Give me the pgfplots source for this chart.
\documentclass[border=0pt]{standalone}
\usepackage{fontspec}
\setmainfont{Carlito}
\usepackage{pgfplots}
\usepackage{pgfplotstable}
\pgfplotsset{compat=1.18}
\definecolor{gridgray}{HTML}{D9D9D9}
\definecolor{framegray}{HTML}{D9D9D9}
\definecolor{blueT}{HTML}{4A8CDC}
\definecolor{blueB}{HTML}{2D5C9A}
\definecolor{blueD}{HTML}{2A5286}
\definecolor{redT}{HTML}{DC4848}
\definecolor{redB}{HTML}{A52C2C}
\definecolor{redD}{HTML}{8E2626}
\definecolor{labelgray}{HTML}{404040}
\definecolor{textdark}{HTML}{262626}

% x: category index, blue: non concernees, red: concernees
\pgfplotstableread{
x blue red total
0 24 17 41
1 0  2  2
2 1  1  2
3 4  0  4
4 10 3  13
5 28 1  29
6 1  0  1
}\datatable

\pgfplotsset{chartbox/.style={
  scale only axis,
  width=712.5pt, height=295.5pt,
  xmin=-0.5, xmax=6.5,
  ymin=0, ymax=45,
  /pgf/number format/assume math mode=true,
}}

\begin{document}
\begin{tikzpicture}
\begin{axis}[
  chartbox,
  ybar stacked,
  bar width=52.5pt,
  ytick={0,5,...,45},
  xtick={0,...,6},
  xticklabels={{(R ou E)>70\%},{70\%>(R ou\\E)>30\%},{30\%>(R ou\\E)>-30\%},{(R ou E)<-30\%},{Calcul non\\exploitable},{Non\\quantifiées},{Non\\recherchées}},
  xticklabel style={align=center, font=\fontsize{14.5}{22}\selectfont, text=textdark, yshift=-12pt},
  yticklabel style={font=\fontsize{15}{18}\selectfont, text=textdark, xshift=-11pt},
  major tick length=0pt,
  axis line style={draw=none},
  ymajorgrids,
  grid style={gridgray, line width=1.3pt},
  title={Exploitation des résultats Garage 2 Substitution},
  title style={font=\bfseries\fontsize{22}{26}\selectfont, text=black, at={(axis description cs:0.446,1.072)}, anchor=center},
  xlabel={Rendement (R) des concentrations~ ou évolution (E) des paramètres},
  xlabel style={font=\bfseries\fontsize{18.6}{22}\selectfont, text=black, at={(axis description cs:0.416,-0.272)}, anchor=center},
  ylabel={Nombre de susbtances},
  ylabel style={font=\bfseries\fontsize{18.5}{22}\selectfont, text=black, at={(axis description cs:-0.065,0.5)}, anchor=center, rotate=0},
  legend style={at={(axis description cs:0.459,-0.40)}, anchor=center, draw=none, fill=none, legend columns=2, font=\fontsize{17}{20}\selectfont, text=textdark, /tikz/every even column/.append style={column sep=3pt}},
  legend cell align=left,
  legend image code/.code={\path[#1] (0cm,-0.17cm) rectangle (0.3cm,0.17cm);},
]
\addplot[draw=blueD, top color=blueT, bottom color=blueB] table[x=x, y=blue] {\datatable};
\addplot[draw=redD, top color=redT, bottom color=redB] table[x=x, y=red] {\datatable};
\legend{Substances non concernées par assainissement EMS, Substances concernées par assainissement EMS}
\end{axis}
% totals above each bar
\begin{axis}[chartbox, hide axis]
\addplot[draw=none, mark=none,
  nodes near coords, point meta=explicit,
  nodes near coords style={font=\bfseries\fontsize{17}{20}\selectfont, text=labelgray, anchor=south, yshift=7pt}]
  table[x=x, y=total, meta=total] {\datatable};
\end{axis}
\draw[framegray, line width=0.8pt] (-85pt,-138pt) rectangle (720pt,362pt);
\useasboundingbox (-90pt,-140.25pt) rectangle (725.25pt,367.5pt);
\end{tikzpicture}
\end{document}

________________________

Repeat the material above exactly.

▶ [Written response]:
Give me the pgfplots source for this chart.
\documentclass[border=0pt]{standalone}
\usepackage{fontspec}
\setmainfont{Carlito}
\usepackage{pgfplots}
\usepackage{pgfplotstable}
\pgfplotsset{compat=1.18}
\definecolor{gridgray}{HTML}{D9D9D9}
\definecolor{framegray}{HTML}{D9D9D9}
\definecolor{blueT}{HTML}{4A8CDC}
\definecolor{blueB}{HTML}{2D5C9A}
\definecolor{blueD}{HTML}{2A5286}
\definecolor{redT}{HTML}{DC4848}
\definecolor{redB}{HTML}{A52C2C}
\definecolor{redD}{HTML}{8E2626}
\definecolor{labelgray}{HTML}{404040}
\definecolor{textdark}{HTML}{262626}

% x: category index, blue: non concernees, red: concernees
\pgfplotstableread{
x blue red total
0 24 17 41
1 0  2  2
2 1  1  2
3 4  0  4
4 10 3  13
5 28 1  29
6 1  0  1
}\datatable

\pgfplotsset{chartbox/.style={
  scale only axis,
  width=712.5pt, height=295.5pt,
  xmin=-0.5, xmax=6.5,
  ymin=0, ymax=45,
  /pgf/number format/assume math mode=true,
}}

\begin{document}
\begin{tikzpicture}
\begin{axis}[
  chartbox,
  ybar stacked,
  bar width=52.5pt,
  ytick={0,5,...,45},
  xtick={0,...,6},
  xticklabels={{(R ou E)>70\%},{70\%>(R ou\\E)>30\%},{30\%>(R ou\\E)>-30\%},{(R ou E)<-30\%},{Calcul non\\exploitable},{Non\\quantifiées},{Non\\recherchées}},
  xticklabel style={align=center, font=\fontsize{14.5}{22}\selectfont, text=textdark, yshift=-12pt},
  yticklabel style={font=\fontsize{15}{18}\selectfont, text=textdark, xshift=-11pt},
  major tick length=0pt,
  axis line style={draw=none},
  ymajorgrids,
  grid style={gridgray, line width=1.3pt},
  title={Exploitation des résultats Garage 2 Substitution},
  title style={font=\bfseries\fontsize{22}{26}\selectfont, text=black, at={(axis description cs:0.446,1.072)}, anchor=center},
  xlabel={Rendement (R) des concentrations~ ou évolution (E) des paramètres},
  xlabel style={font=\bfseries\fontsize{18.6}{22}\selectfont, text=black, at={(axis description cs:0.416,-0.272)}, anchor=center},
  ylabel={Nombre de susbtances},
  ylabel style={font=\bfseries\fontsize{18.5}{22}\selectfont, text=black, at={(axis description cs:-0.065,0.5)}, anchor=center, rotate=0},
  legend style={at={(axis description cs:0.459,-0.40)}, anchor=center, draw=none, fill=none, legend columns=2, font=\fontsize{17}{20}\selectfont, text=textdark, /tikz/every even column/.append style={column sep=3pt}},
  legend cell align=left,
  legend image code/.code={\path[#1] (0cm,-0.17cm) rectangle (0.3cm,0.17cm);},
]
\addplot[draw=blueD, top color=blueT, bottom color=blueB] table[x=x, y=blue] {\datatable};
\addplot[draw=redD, top color=redT, bottom color=redB] table[x=x, y=red] {\datatable};
\legend{Substances non concernées par assainissement EMS, Substances concernées par assainissement EMS}
\end{axis}
% totals above each bar
\begin{axis}[chartbox, hide axis]
\addplot[draw=none, mark=none,
  nodes near coords, point meta=explicit,
  nodes near coords style={font=\bfseries\fontsize{17}{20}\selectfont, text=labelgray, anchor=south, yshift=7pt}]
  table[x=x, y=total, meta=total] {\datatable};
\end{axis}
\draw[framegray, line width=0.8pt] (-85pt,-138pt) rectangle (720pt,362pt);
\useasboundingbox (-90pt,-140.25pt) rectangle (725.25pt,367.5pt);
\end{tikzpicture}
\end{document}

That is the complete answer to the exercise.